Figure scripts

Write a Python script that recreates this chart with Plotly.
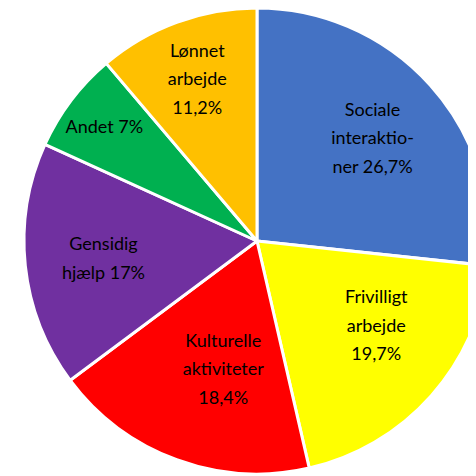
import plotly.graph_objects as go

categories = ["Sociale interaktioner", "Frivilligt arbejde", "Kulturelle aktiviteter",
              "Gensidig hjælp", "Andet", "Lønnet arbejde"]
values = [26.7, 19.7, 18.4, 17.0, 7.0, 11.2]
label_lines = [["Sociale", "interaktio-", "ner 26,7%"],
               ["Frivilligt", "arbejde", "19,7%"],
               ["Kulturelle", "aktiviteter", "18,4%"],
               ["Gensidig", "hjælp 17%"],
               ["Andet 7%"],
               ["Lønnet", "arbejde", "11,2%"]]
colors = ["#4472C4", "#FFFF00", "#FF0000", "#7030A0", "#00B050", "#FFC000"]

# label placement nudges (leading non-breaking spaces, extra blank lines below)
label_nudge = [(7, 1), (4, 1), (8, 1), (0, 0), (0, 0), (0, 0)]

glyph_size = 18
NBSP = "\u00a0"


def build_label(lines, nudge):
    lead, extra = nudge
    parts = [f"<span style='font-size:{glyph_size}px'>{NBSP * lead}{ln}</span>" for ln in lines]
    parts += [f"<span style='font-size:{glyph_size}px'>{NBSP}</span>"] * extra
    return "<br>".join(parts)


texts = [build_label(l, n) for l, n in zip(label_lines, label_nudge)]

W, H = 498, 466
fig = go.Figure(go.Pie(
    labels=categories,
    values=values,
    text=texts,
    textinfo="text",
    textposition="inside",
    insidetextorientation="horizontal",
    sort=False,
    direction="clockwise",
    rotation=0,
    marker=dict(colors=colors, line=dict(color="white", width=3)),
    textfont=dict(family="Lato, Open Sans, sans-serif", size=22, color="black"),
    hoverinfo="label+percent",
    domain=dict(x=[0, 1], y=[0, 1]),
))
fig.update_layout(
    width=W, height=H,
    margin=dict(l=0, r=0, t=0, b=0),
    showlegend=False,
    paper_bgcolor="white",
    plot_bgcolor="white",
)
fig.write_html("out.html")
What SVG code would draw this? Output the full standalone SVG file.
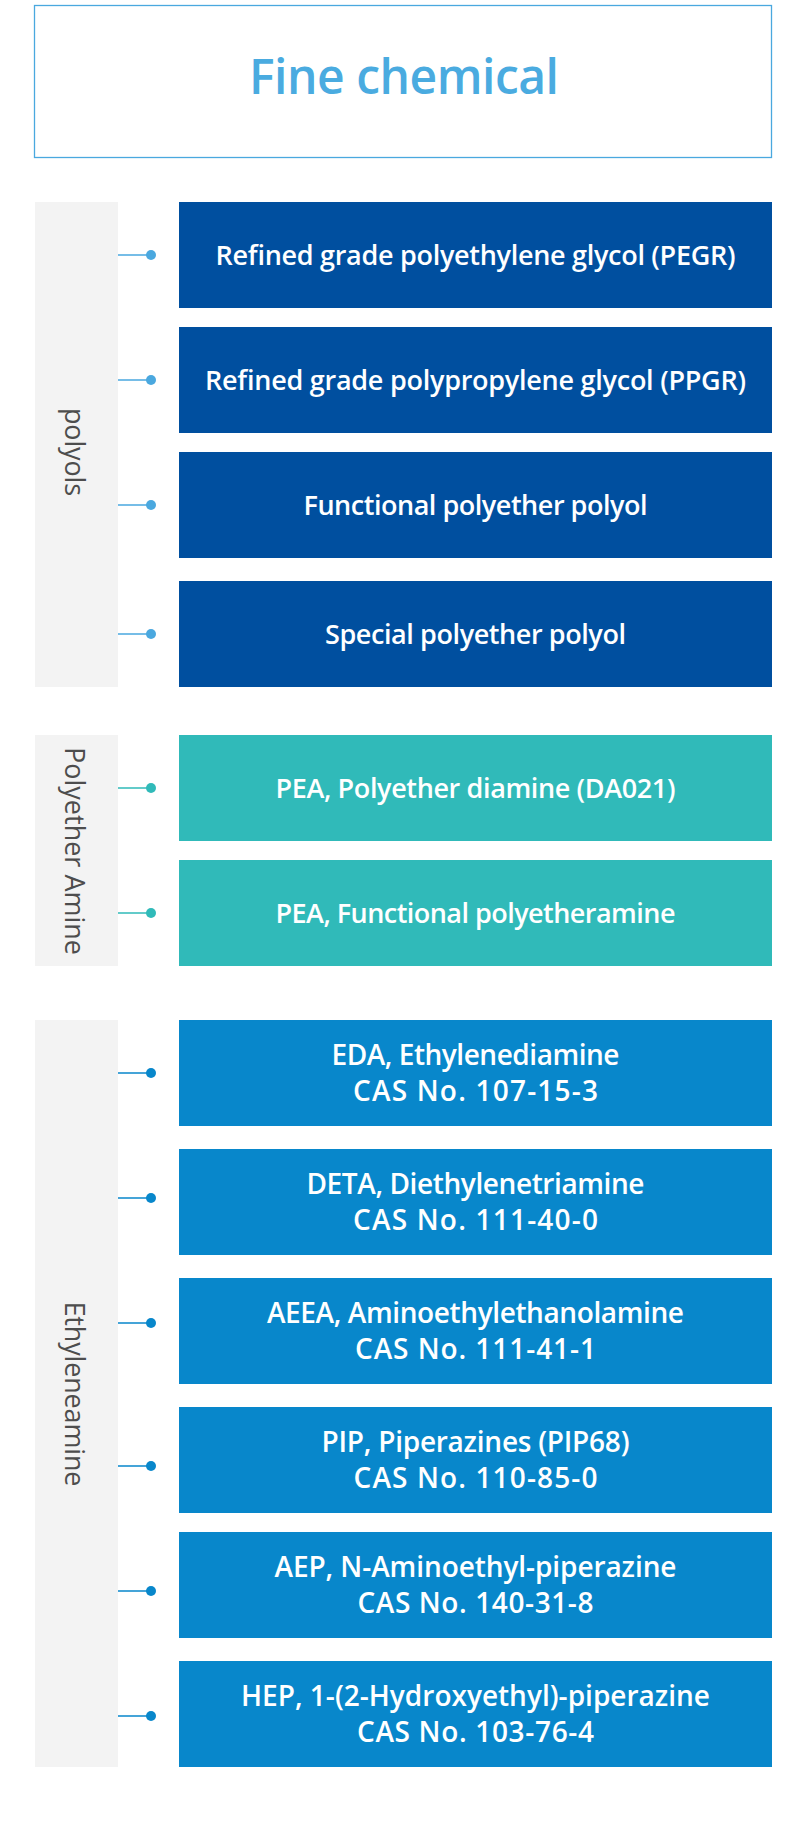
<svg xmlns="http://www.w3.org/2000/svg" width="800" height="1826" viewBox="0 0 800 1826">
<style>
.panel{fill:#f3f3f3}
.side{font-family:"Open Sans","Noto Sans",sans-serif;font-size:27px;fill:#4d4d4d;text-anchor:middle}
.lbl{font-family:"Open Sans","Noto Sans",sans-serif;fill:#ffffff;text-anchor:middle;font-weight:600}
.b1{fill:#004f9f}
.b2{fill:#30bab9}
.b3{fill:#0887cb}
.t1{font-size:27px}
.t2{font-size:27px}
.t3{font-size:28px}
.c1{stroke:#4aa8df;fill:none;stroke-width:1.3}
.c2{stroke:#30bab9;fill:none;stroke-width:1.3}
.c3{stroke:#0887cb;fill:none;stroke-width:1.3}
.d1{fill:#4aa8df}
.d2{fill:#30bab9}
.d3{fill:#0887cb}
</style>
<rect width="800" height="1826" fill="#ffffff"/>
<g id="title">
<rect x="34.5" y="5.5" width="737" height="152" fill="#ffffff" stroke="#4aa8df" stroke-width="1.3"/>
<text x="404" y="94" font-family="'Open Sans','Noto Sans',sans-serif" font-size="48" font-weight="600" fill="#4aabe0" text-anchor="middle" textLength="310">Fine chemical</text>
</g>
<g id="group-polyols">
<rect class="panel" x="35" y="202" width="83" height="485"/>
<text class="side" transform="translate(65,452) rotate(90)" textLength="88">polyols</text>
</g>
<g id="group-amine">
<rect class="panel" x="35" y="735" width="83" height="231"/>
<text class="side" transform="translate(65,851) rotate(90)" textLength="208">Polyether Amine</text>
</g>
<g id="group-ethyleneamine">
<rect class="panel" x="35" y="1020" width="83" height="747"/>
<text class="side" transform="translate(65,1394) rotate(90)" textLength="185">Ethyleneamine</text>
</g>
<g id="connectors">
<path class="c1" d="M118 255H151M118 380H151M118 505H151M118 634H151"/>
<circle class="d1" cx="151" cy="255" r="5"/>
<circle class="d1" cx="151" cy="380" r="5"/>
<circle class="d1" cx="151" cy="505" r="5"/>
<circle class="d1" cx="151" cy="634" r="5"/>
<path class="c2" d="M118 788H151M118 913H151"/>
<circle class="d2" cx="151" cy="788" r="5"/>
<circle class="d2" cx="151" cy="913" r="5"/>
<path class="c3" d="M118 1073H151M118 1198H151M118 1323H151M118 1466H151M118 1591H151M118 1716H151"/>
<circle class="d3" cx="151" cy="1073" r="5"/>
<circle class="d3" cx="151" cy="1198" r="5"/>
<circle class="d3" cx="151" cy="1323" r="5"/>
<circle class="d3" cx="151" cy="1466" r="5"/>
<circle class="d3" cx="151" cy="1591" r="5"/>
<circle class="d3" cx="151" cy="1716" r="5"/>
</g>
<g id="pegr"><rect class="b1" x="179" y="202" width="593" height="106"/><text class="lbl t1" x="475.5" y="265" textLength="520">Refined grade polyethylene glycol (PEGR)</text></g>
<g id="ppgr"><rect class="b1" x="179" y="327" width="593" height="106"/><text class="lbl t1" x="475.5" y="390" textLength="541">Refined grade polypropylene glycol (PPGR)</text></g>
<g id="functional-polyol"><rect class="b1" x="179" y="452" width="593" height="106"/><text class="lbl t1" x="475.5" y="515" textLength="344">Functional polyether polyol</text></g>
<g id="special-polyol"><rect class="b1" x="179" y="581" width="593" height="106"/><text class="lbl t1" x="475.5" y="644" textLength="301">Special polyether polyol</text></g>
<g id="pea-da021"><rect class="b2" x="179" y="735" width="593" height="106"/><text class="lbl t2" x="475.5" y="798" textLength="400">PEA, Polyether diamine (DA021)</text></g>
<g id="pea-functional"><rect class="b2" x="179" y="860" width="593" height="106"/><text class="lbl t2" x="475.5" y="923" textLength="400">PEA, Functional polyetheramine</text></g>
<g id="eda"><rect class="b3" x="179" y="1020" width="593" height="106"/><text class="lbl t3" x="475.5" y="1065" textLength="288">EDA, Ethylenediamine</text><text class="lbl t3" x="475.5" y="1101" textLength="245">CAS No. 107-15-3</text></g>
<g id="deta"><rect class="b3" x="179" y="1149" width="593" height="106"/><text class="lbl t3" x="475.5" y="1194" textLength="338">DETA, Diethylenetriamine</text><text class="lbl t3" x="475.5" y="1230" textLength="245">CAS No. 111-40-0</text></g>
<g id="aeea"><rect class="b3" x="179" y="1278" width="593" height="106"/><text class="lbl t3" x="475.5" y="1323" textLength="417">AEEA, Aminoethylethanolamine</text><text class="lbl t3" x="475.5" y="1359" textLength="241">CAS No. 111-41-1</text></g>
<g id="pip"><rect class="b3" x="179" y="1407" width="593" height="106"/><text class="lbl t3" x="475.5" y="1452" textLength="308">PIP, Piperazines (PIP68)</text><text class="lbl t3" x="475.5" y="1488" textLength="244">CAS No. 110-85-0</text></g>
<g id="aep"><rect class="b3" x="179" y="1532" width="593" height="106"/><text class="lbl t3" x="475.5" y="1577" textLength="402">AEP, N-Aminoethyl-piperazine</text><text class="lbl t3" x="475.5" y="1613" textLength="236">CAS No. 140-31-8</text></g>
<g id="hep"><rect class="b3" x="179" y="1661" width="593" height="106"/><text class="lbl t3" x="475.5" y="1706" textLength="469">HEP, 1-(2-Hydroxyethyl)-piperazine</text><text class="lbl t3" x="475.5" y="1742" textLength="237">CAS No. 103-76-4</text></g>
</svg>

WHAT THIS TASK INVOLVES -
Restate word for word every line from the top of the entries above to the line with "import plotly.graph_objects as go", inclusive, and skip any pictures.

EXERCISE OUTPUT -
Write a Python script that recreates this chart with Plotly.
import plotly.graph_objects as go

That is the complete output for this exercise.